**DIRECTIONS FOR THIS TASK:**
Without the images, print all the entries below exactly as given.

* * * * * * *

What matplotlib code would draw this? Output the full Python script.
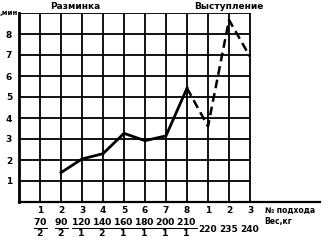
import matplotlib
matplotlib.use("Agg")
import matplotlib.pyplot as plt

# attempt numbers along x (warm-up 1..8, competition 1..3)
attempt_labels = ["1", "2", "3", "4", "5", "6", "7", "8", "1", "2", "3"]
weight_top = ["70", "90", "120", "140", "160", "180", "200", "210"]
weight_bottom = ["2", "2", "1", "2", "1", "1", "1", "1"]
weight_single = ["220", "235", "240"]

# time values (min) at each attempt position
warmup_x = [2, 3, 4, 5, 6, 7, 8]
warmup_y = [1.4, 2.05, 2.3, 3.27, 2.92, 3.15, 5.42]
comp_x = [8, 9, 10, 11]
comp_y = [5.42, 3.6, 8.67, 6.92]

y_ticks = [1, 2, 3, 4, 5, 6, 7, 8]

W, H = 330, 248
fig = plt.figure(figsize=(W / 100, H / 100), dpi=100)
ax = fig.add_axes([19 / W, 1 - 202 / H, (320 - 19) / W, (202 - 13) / H])
x_max = (320 - 19) / 21.0
ax.set_xlim(0, x_max)
ax.set_ylim(0, 9)

for s in ["top", "right"]:
    ax.spines[s].set_visible(False)
ax.spines["left"].set_linewidth(2.0)
ax.spines["bottom"].set_linewidth(1.6)
ax.spines["left"].set_bounds(0, 9)

n = len(attempt_labels)
ax.hlines(range(1, 10), 0, n, colors="black", linewidth=1.3)
ax.vlines(range(1, n + 1), 0, 9, colors="black", linewidth=1.3)

ax.plot(warmup_x, warmup_y, color="black", linewidth=2.0, solid_joinstyle="round")
ax.plot(comp_x, comp_y, color="black", linewidth=1.8, linestyle=(0, (3.5, 2)))

ax.set_xticks([])
ax.set_yticks(y_ticks)
ax.set_yticklabels([str(v) for v in y_ticks], fontsize=6.5, fontweight="bold")
ax.tick_params(axis="y", length=0, pad=5)

fs = 6.5
tr = ax.get_xaxis_transform()
for i, lab in enumerate(attempt_labels):
    ax.text(i + 1, -0.045, lab, transform=tr, ha="center", va="center",
            fontsize=fs, fontweight="bold")
for i, (t, b) in enumerate(zip(weight_top, weight_bottom)):
    ax.text(i + 1, -0.143, f"$\\mathbf{{\\frac{{{t}}}{{{b}}}}}$", transform=tr,
            ha="center", va="center", fontsize=9.5)
for j, lab in enumerate(weight_single):
    ax.text(len(weight_top) + j + 1, -0.148, lab, transform=tr, ha="center",
            va="center", fontsize=fs, fontweight="bold")

ax.text(11.7, -0.045, "№ подхода", transform=tr, ha="left", va="center",
        fontsize=5.5, fontweight="bold")
ax.text(11.7, -0.105, "Вес,кг", transform=tr, ha="left", va="center",
        fontsize=5.5, fontweight="bold")

ax.text(-0.05, 9.0, ",мин", ha="right", va="center", fontsize=5,
        fontweight="bold")
ax.text(2.7, 1.037, "Разминка", transform=tr, ha="center", va="center",
        fontsize=6.5, fontweight="bold")
ax.text(10.0, 1.037, "Выступление", transform=tr, ha="center", va="center",
        fontsize=6.5, fontweight="bold")

fig.savefig("out.png", dpi=100)
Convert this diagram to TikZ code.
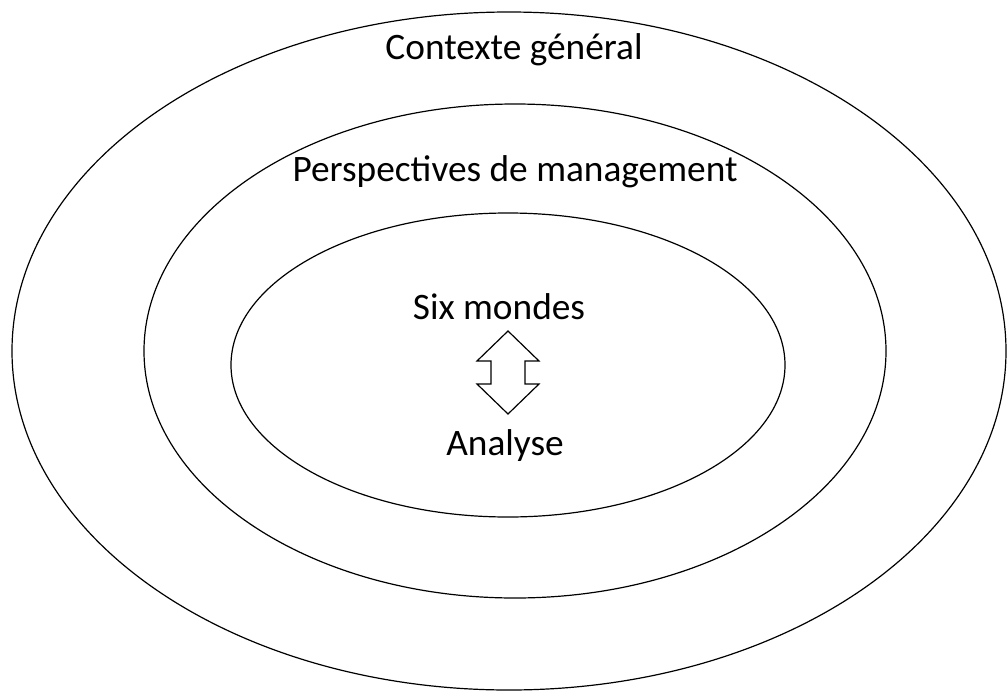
\documentclass[tikz,border=0pt]{standalone}
\usepackage{fontspec}
\setmainfont{Carlito}
\usetikzlibrary{positioning}

\begin{document}
\begin{tikzpicture}[x=0.75pt,y=-0.75pt,thick,
                    ring/.style={draw,line width=0.9pt},
                    label text/.style={anchor=base,font=\fontsize{28}{33}\selectfont}]
  \useasboundingbox (0,0) rectangle (1008,693);

  % the three layers
  \draw[ring] (509,351) ellipse [x radius=497, y radius=339];
  \draw[ring] (515,351) ellipse [x radius=371, y radius=247];
  \draw[ring] (508,365) ellipse [x radius=277, y radius=152];

  \node[label text] (context) at (514,59) {Contexte général};
  \node[label text] (persp) at (515,181) {Perspectives de management};
  \node[label text] (mondes) at (499,319) {Six mondes};
  \node[label text] (analyse) at (505,455) {Analyse};

  % double arrow between the two inner labels
  \draw[line width=0.9pt,line join=miter]
    (508,331) -- (539,361) -- (525,361) -- (525,384) -- (539,384)
    -- (508,414) -- (477,384) -- (491,384) -- (491,361) -- (477,361) -- cycle;
\end{tikzpicture}
\end{document}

* * * * * * *

**THE REPLY:**
What matplotlib code would draw this? Output the full Python script.
import matplotlib
matplotlib.use("Agg")
import matplotlib.pyplot as plt

# attempt numbers along x (warm-up 1..8, competition 1..3)
attempt_labels = ["1", "2", "3", "4", "5", "6", "7", "8", "1", "2", "3"]
weight_top = ["70", "90", "120", "140", "160", "180", "200", "210"]
weight_bottom = ["2", "2", "1", "2", "1", "1", "1", "1"]
weight_single = ["220", "235", "240"]

# time values (min) at each attempt position
warmup_x = [2, 3, 4, 5, 6, 7, 8]
warmup_y = [1.4, 2.05, 2.3, 3.27, 2.92, 3.15, 5.42]
comp_x = [8, 9, 10, 11]
comp_y = [5.42, 3.6, 8.67, 6.92]

y_ticks = [1, 2, 3, 4, 5, 6, 7, 8]

W, H = 330, 248
fig = plt.figure(figsize=(W / 100, H / 100), dpi=100)
ax = fig.add_axes([19 / W, 1 - 202 / H, (320 - 19) / W, (202 - 13) / H])
x_max = (320 - 19) / 21.0
ax.set_xlim(0, x_max)
ax.set_ylim(0, 9)

for s in ["top", "right"]:
    ax.spines[s].set_visible(False)
ax.spines["left"].set_linewidth(2.0)
ax.spines["bottom"].set_linewidth(1.6)
ax.spines["left"].set_bounds(0, 9)

n = len(attempt_labels)
ax.hlines(range(1, 10), 0, n, colors="black", linewidth=1.3)
ax.vlines(range(1, n + 1), 0, 9, colors="black", linewidth=1.3)

ax.plot(warmup_x, warmup_y, color="black", linewidth=2.0, solid_joinstyle="round")
ax.plot(comp_x, comp_y, color="black", linewidth=1.8, linestyle=(0, (3.5, 2)))

ax.set_xticks([])
ax.set_yticks(y_ticks)
ax.set_yticklabels([str(v) for v in y_ticks], fontsize=6.5, fontweight="bold")
ax.tick_params(axis="y", length=0, pad=5)

fs = 6.5
tr = ax.get_xaxis_transform()
for i, lab in enumerate(attempt_labels):
    ax.text(i + 1, -0.045, lab, transform=tr, ha="center", va="center",
            fontsize=fs, fontweight="bold")
for i, (t, b) in enumerate(zip(weight_top, weight_bottom)):
    ax.text(i + 1, -0.143, f"$\\mathbf{{\\frac{{{t}}}{{{b}}}}}$", transform=tr,
            ha="center", va="center", fontsize=9.5)
for j, lab in enumerate(weight_single):
    ax.text(len(weight_top) + j + 1, -0.148, lab, transform=tr, ha="center",
            va="center", fontsize=fs, fontweight="bold")

ax.text(11.7, -0.045, "№ подхода", transform=tr, ha="left", va="center",
        fontsize=5.5, fontweight="bold")
ax.text(11.7, -0.105, "Вес,кг", transform=tr, ha="left", va="center",
        fontsize=5.5, fontweight="bold")

ax.text(-0.05, 9.0, ",мин", ha="right", va="center", fontsize=5,
        fontweight="bold")
ax.text(2.7, 1.037, "Разминка", transform=tr, ha="center", va="center",
        fontsize=6.5, fontweight="bold")
ax.text(10.0, 1.037, "Выступление", transform=tr, ha="center", va="center",
        fontsize=6.5, fontweight="bold")

fig.savefig("out.png", dpi=100)
Convert this diagram to TikZ code.
\documentclass[tikz,border=0pt]{standalone}
\usepackage{fontspec}
\setmainfont{Carlito}
\usetikzlibrary{positioning}

\begin{document}
\begin{tikzpicture}[x=0.75pt,y=-0.75pt,thick,
                    ring/.style={draw,line width=0.9pt},
                    label text/.style={anchor=base,font=\fontsize{28}{33}\selectfont}]
  \useasboundingbox (0,0) rectangle (1008,693);

  % the three layers
  \draw[ring] (509,351) ellipse [x radius=497, y radius=339];
  \draw[ring] (515,351) ellipse [x radius=371, y radius=247];
  \draw[ring] (508,365) ellipse [x radius=277, y radius=152];

  \node[label text] (context) at (514,59) {Contexte général};
  \node[label text] (persp) at (515,181) {Perspectives de management};
  \node[label text] (mondes) at (499,319) {Six mondes};
  \node[label text] (analyse) at (505,455) {Analyse};

  % double arrow between the two inner labels
  \draw[line width=0.9pt,line join=miter]
    (508,331) -- (539,361) -- (525,361) -- (525,384) -- (539,384)
    -- (508,414) -- (477,384) -- (491,384) -- (491,361) -- (477,361) -- cycle;
\end{tikzpicture}
\end{document}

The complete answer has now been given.